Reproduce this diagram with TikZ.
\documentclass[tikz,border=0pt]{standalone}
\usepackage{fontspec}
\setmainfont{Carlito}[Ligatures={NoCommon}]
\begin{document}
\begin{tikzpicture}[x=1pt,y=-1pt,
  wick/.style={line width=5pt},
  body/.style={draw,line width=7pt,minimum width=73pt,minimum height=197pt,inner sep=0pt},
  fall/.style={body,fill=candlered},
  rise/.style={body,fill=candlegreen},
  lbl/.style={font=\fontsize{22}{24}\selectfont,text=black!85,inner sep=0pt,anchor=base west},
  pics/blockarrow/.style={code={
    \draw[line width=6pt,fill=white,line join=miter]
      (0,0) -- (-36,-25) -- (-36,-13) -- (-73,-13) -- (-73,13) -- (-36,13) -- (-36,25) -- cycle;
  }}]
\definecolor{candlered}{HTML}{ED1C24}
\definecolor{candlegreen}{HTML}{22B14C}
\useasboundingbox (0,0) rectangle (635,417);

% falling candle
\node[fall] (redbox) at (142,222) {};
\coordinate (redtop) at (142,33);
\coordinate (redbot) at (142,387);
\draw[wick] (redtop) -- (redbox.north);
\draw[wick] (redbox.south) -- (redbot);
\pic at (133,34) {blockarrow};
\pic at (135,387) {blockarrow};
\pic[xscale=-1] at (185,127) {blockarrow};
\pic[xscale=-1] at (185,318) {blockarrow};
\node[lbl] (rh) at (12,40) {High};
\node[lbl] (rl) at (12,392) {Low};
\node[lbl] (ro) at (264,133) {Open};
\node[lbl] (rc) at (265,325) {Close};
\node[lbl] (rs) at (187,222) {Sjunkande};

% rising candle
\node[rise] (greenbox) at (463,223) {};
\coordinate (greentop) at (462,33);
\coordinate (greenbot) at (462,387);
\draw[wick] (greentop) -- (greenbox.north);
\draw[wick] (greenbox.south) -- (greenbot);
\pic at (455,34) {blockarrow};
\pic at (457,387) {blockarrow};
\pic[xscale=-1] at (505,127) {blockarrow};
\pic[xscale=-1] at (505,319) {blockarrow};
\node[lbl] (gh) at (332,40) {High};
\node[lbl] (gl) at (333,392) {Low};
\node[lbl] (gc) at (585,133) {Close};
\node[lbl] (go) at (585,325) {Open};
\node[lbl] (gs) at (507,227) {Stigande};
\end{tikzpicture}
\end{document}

Task statement
Print the material above once more, exactly.

Exercise result
Reproduce this diagram with TikZ.
\documentclass[tikz,border=0pt]{standalone}
\usepackage{fontspec}
\setmainfont{Carlito}[Ligatures={NoCommon}]
\begin{document}
\begin{tikzpicture}[x=1pt,y=-1pt,
  wick/.style={line width=5pt},
  body/.style={draw,line width=7pt,minimum width=73pt,minimum height=197pt,inner sep=0pt},
  fall/.style={body,fill=candlered},
  rise/.style={body,fill=candlegreen},
  lbl/.style={font=\fontsize{22}{24}\selectfont,text=black!85,inner sep=0pt,anchor=base west},
  pics/blockarrow/.style={code={
    \draw[line width=6pt,fill=white,line join=miter]
      (0,0) -- (-36,-25) -- (-36,-13) -- (-73,-13) -- (-73,13) -- (-36,13) -- (-36,25) -- cycle;
  }}]
\definecolor{candlered}{HTML}{ED1C24}
\definecolor{candlegreen}{HTML}{22B14C}
\useasboundingbox (0,0) rectangle (635,417);

% falling candle
\node[fall] (redbox) at (142,222) {};
\coordinate (redtop) at (142,33);
\coordinate (redbot) at (142,387);
\draw[wick] (redtop) -- (redbox.north);
\draw[wick] (redbox.south) -- (redbot);
\pic at (133,34) {blockarrow};
\pic at (135,387) {blockarrow};
\pic[xscale=-1] at (185,127) {blockarrow};
\pic[xscale=-1] at (185,318) {blockarrow};
\node[lbl] (rh) at (12,40) {High};
\node[lbl] (rl) at (12,392) {Low};
\node[lbl] (ro) at (264,133) {Open};
\node[lbl] (rc) at (265,325) {Close};
\node[lbl] (rs) at (187,222) {Sjunkande};

% rising candle
\node[rise] (greenbox) at (463,223) {};
\coordinate (greentop) at (462,33);
\coordinate (greenbot) at (462,387);
\draw[wick] (greentop) -- (greenbox.north);
\draw[wick] (greenbox.south) -- (greenbot);
\pic at (455,34) {blockarrow};
\pic at (457,387) {blockarrow};
\pic[xscale=-1] at (505,127) {blockarrow};
\pic[xscale=-1] at (505,319) {blockarrow};
\node[lbl] (gh) at (332,40) {High};
\node[lbl] (gl) at (333,392) {Low};
\node[lbl] (gc) at (585,133) {Close};
\node[lbl] (go) at (585,325) {Open};
\node[lbl] (gs) at (507,227) {Stigande};
\end{tikzpicture}
\end{document}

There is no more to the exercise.